NB: There are false positives!

- 佢 啲 signal 係 **一 Group 一 Group** 𡃉 . (from HKCanCor ``FC-025_v.txt``, line 277)
- 講真 揾 唔 到 工 哩 啲 嘢 , 都 係 即係 **- 一 - ** 係 - 點 講 啊 ? (from HKCanCor ``FC-105_v2.txt``, line 370)




## Exercise 3

Using the same approach, we can identify more complex strings like 'V 來 V 去'. Modify the codes below to find 'V 來 V 去'. 

In [None]:
results = []

for u in utterances:
  # The 'V 來 V 去' combination should form a 4-gram, not 3. We can name it 'fourgram' instead of 'trigram'.  
  for trigram in nskipgrams.ngrams_from_seq(u, n=3):
    # We want to specify that (1) the index of 來 is the second element, (2) the index of 去 is the 4th element, 
    # and (3) the first and the third elements are identical
    if "一" == trigram[1] and trigram[0] in trigram[2]:
      results.append(trigram)

len(results)

In [None]:
results

## Exercise 4

- Feel free to play with another constructions involving reduplicative elements. 

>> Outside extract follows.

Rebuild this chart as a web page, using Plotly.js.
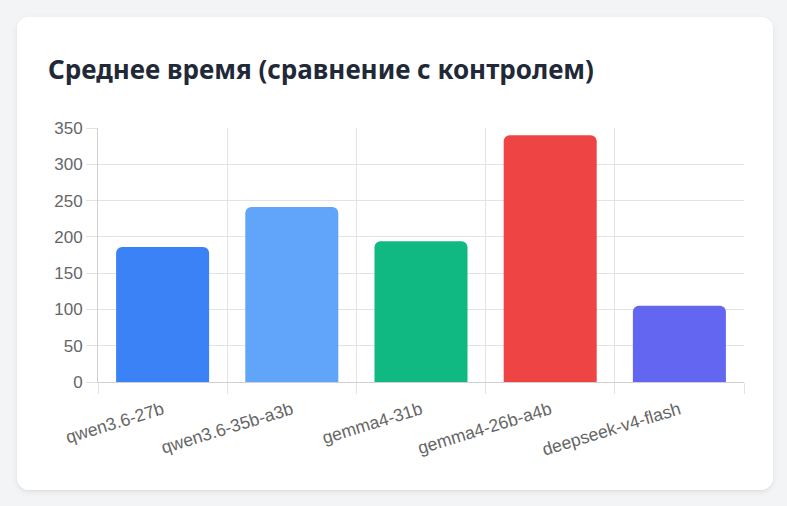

- Since different contructions might be subject to very different restrictions, defining a dedicated function might not be as efficient. 

  1. AA哋 (e.g. 肥肥哋)
  2. V下V下 (e.g. 爬下爬下)
  3. A-not-A (e.g. 會唔會, 可唔可以)

In [None]:
# 哋
results = []

for u in utterances:
  for fourgram in nskipgrams.ngrams_from_seq(u, n=3): #Try changing n to 4 here! 
    #Modify the following line
    if "" == fourgram[2] and fourgram[0] in fourgram[1]:
      results.append(fourgram)

print(len(results))
results

In [None]:
# V 下 V 下

In [None]:
# A 唔 A

# Epilogue

- From these constructions, we can see that the knowledge about the constructions is vital in the coding (e.g. '褪一褪後' is possible but *'褪後一褪' isn't). 

- In other cases, we want to specify whether two elements are identical or one element is found within another one (e.g. 會唔會, 可唔可以, *可唔可). 

- Widening the window is often helpful in exploration.